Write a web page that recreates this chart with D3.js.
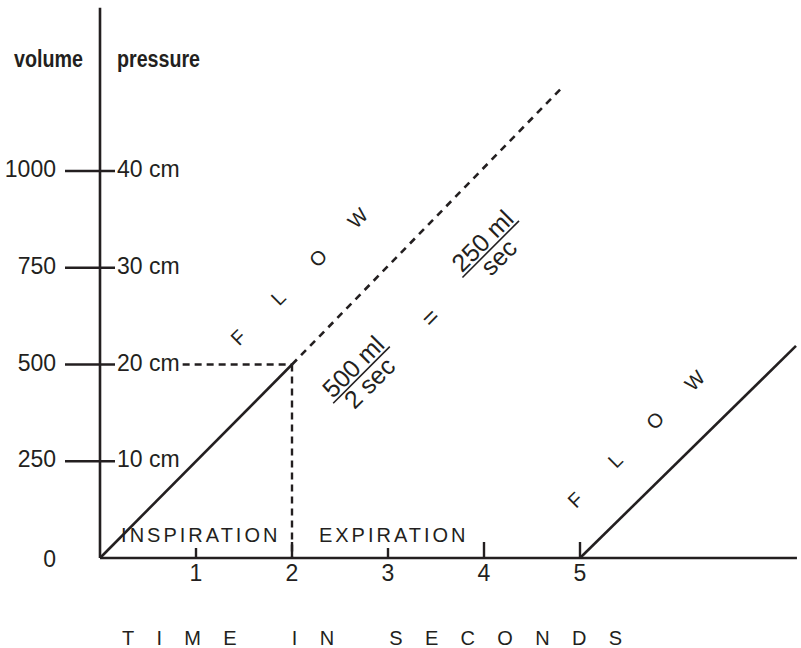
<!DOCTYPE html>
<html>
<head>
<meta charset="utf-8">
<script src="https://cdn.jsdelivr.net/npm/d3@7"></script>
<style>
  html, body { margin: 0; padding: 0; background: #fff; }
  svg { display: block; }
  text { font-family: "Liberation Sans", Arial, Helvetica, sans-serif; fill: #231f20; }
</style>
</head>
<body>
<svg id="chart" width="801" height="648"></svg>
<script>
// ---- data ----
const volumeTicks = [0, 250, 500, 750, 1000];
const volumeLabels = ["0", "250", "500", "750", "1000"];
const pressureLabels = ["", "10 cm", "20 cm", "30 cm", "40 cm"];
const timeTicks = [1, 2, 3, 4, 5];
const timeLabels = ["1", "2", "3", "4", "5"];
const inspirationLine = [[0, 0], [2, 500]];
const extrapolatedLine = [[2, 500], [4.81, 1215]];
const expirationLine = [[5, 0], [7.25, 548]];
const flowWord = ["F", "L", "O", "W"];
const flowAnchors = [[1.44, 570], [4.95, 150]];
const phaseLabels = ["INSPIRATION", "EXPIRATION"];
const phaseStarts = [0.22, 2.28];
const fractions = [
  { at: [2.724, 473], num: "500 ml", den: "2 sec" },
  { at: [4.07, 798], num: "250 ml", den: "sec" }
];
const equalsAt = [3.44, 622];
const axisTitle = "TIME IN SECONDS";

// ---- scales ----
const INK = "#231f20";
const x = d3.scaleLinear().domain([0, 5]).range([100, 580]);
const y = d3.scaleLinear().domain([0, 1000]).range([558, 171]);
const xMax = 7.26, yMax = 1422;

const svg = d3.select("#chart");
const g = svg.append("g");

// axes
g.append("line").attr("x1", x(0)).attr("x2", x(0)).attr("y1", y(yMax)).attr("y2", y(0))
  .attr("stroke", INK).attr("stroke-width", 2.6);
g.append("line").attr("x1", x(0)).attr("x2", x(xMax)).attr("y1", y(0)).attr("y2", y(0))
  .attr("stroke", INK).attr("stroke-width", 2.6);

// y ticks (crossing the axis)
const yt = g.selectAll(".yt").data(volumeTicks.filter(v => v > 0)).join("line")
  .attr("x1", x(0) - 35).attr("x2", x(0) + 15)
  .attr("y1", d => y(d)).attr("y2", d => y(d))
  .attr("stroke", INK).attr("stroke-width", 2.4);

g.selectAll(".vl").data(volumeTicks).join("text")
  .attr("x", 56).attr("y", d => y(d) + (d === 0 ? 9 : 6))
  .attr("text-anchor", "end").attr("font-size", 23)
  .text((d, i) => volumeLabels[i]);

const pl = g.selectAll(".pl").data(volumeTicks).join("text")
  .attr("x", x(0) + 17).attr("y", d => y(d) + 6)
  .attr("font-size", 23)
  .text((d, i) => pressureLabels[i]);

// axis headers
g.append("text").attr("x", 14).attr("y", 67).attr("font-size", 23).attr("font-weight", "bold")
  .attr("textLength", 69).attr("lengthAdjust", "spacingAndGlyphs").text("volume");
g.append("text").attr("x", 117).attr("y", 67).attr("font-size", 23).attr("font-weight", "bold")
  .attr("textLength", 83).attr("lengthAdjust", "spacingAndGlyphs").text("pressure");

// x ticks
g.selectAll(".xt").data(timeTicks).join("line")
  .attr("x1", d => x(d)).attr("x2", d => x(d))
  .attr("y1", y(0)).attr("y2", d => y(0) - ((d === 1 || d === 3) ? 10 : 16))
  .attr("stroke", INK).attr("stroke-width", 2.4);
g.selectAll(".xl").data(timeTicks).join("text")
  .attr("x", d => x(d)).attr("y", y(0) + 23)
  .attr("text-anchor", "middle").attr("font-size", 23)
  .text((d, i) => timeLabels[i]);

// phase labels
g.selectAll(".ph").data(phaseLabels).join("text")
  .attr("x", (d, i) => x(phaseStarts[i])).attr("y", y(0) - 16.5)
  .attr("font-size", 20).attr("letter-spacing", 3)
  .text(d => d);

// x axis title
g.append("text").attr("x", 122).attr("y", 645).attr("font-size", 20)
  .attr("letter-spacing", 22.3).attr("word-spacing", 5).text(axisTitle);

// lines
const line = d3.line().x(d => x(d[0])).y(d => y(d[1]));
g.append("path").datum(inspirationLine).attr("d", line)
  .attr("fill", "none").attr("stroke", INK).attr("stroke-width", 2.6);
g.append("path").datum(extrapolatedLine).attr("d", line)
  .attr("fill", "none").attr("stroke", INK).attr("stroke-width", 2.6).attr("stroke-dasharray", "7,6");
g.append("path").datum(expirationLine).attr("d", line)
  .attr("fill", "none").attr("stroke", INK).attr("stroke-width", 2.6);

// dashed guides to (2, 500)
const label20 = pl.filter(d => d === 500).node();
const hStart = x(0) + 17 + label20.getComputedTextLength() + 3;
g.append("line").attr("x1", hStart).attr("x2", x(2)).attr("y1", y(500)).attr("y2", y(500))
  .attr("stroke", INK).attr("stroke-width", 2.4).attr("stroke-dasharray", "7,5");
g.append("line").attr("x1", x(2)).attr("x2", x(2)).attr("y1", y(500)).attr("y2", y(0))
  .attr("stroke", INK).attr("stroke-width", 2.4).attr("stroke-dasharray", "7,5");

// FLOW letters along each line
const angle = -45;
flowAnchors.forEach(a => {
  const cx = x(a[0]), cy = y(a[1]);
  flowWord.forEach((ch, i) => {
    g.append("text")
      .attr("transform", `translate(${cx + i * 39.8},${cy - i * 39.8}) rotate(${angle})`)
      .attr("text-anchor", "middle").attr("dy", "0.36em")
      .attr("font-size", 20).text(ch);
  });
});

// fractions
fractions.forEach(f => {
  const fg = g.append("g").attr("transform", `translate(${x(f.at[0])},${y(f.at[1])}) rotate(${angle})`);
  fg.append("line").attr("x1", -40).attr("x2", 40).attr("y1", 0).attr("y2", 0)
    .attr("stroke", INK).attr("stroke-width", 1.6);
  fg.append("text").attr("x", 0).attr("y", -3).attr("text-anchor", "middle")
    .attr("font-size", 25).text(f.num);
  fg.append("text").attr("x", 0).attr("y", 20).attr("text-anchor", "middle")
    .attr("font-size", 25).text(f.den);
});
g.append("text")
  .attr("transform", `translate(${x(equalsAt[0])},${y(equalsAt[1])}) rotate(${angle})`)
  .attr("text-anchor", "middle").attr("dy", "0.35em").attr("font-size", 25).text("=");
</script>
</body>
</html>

= = = =

TASK PROMPT:
Leave the pictures out and reproduce exactly the lines from the top of the listing above through the line with "i) => volumeLabels[i]);".

EXERCISE SOLUTION:
Write a web page that recreates this chart with D3.js.
<!DOCTYPE html>
<html>
<head>
<meta charset="utf-8">
<script src="https://cdn.jsdelivr.net/npm/d3@7"></script>
<style>
  html, body { margin: 0; padding: 0; background: #fff; }
  svg { display: block; }
  text { font-family: "Liberation Sans", Arial, Helvetica, sans-serif; fill: #231f20; }
</style>
</head>
<body>
<svg id="chart" width="801" height="648"></svg>
<script>
// ---- data ----
const volumeTicks = [0, 250, 500, 750, 1000];
const volumeLabels = ["0", "250", "500", "750", "1000"];
const pressureLabels = ["", "10 cm", "20 cm", "30 cm", "40 cm"];
const timeTicks = [1, 2, 3, 4, 5];
const timeLabels = ["1", "2", "3", "4", "5"];
const inspirationLine = [[0, 0], [2, 500]];
const extrapolatedLine = [[2, 500], [4.81, 1215]];
const expirationLine = [[5, 0], [7.25, 548]];
const flowWord = ["F", "L", "O", "W"];
const flowAnchors = [[1.44, 570], [4.95, 150]];
const phaseLabels = ["INSPIRATION", "EXPIRATION"];
const phaseStarts = [0.22, 2.28];
const fractions = [
  { at: [2.724, 473], num: "500 ml", den: "2 sec" },
  { at: [4.07, 798], num: "250 ml", den: "sec" }
];
const equalsAt = [3.44, 622];
const axisTitle = "TIME IN SECONDS";

// ---- scales ----
const INK = "#231f20";
const x = d3.scaleLinear().domain([0, 5]).range([100, 580]);
const y = d3.scaleLinear().domain([0, 1000]).range([558, 171]);
const xMax = 7.26, yMax = 1422;

const svg = d3.select("#chart");
const g = svg.append("g");

// axes
g.append("line").attr("x1", x(0)).attr("x2", x(0)).attr("y1", y(yMax)).attr("y2", y(0))
  .attr("stroke", INK).attr("stroke-width", 2.6);
g.append("line").attr("x1", x(0)).attr("x2", x(xMax)).attr("y1", y(0)).attr("y2", y(0))
  .attr("stroke", INK).attr("stroke-width", 2.6);

// y ticks (crossing the axis)
const yt = g.selectAll(".yt").data(volumeTicks.filter(v => v > 0)).join("line")
  .attr("x1", x(0) - 35).attr("x2", x(0) + 15)
  .attr("y1", d => y(d)).attr("y2", d => y(d))
  .attr("stroke", INK).attr("stroke-width", 2.4);

g.selectAll(".vl").data(volumeTicks).join("text")
  .attr("x", 56).attr("y", d => y(d) + (d === 0 ? 9 : 6))
  .attr("text-anchor", "end").attr("font-size", 23)
  .text((d, i) => volumeLabels[i]);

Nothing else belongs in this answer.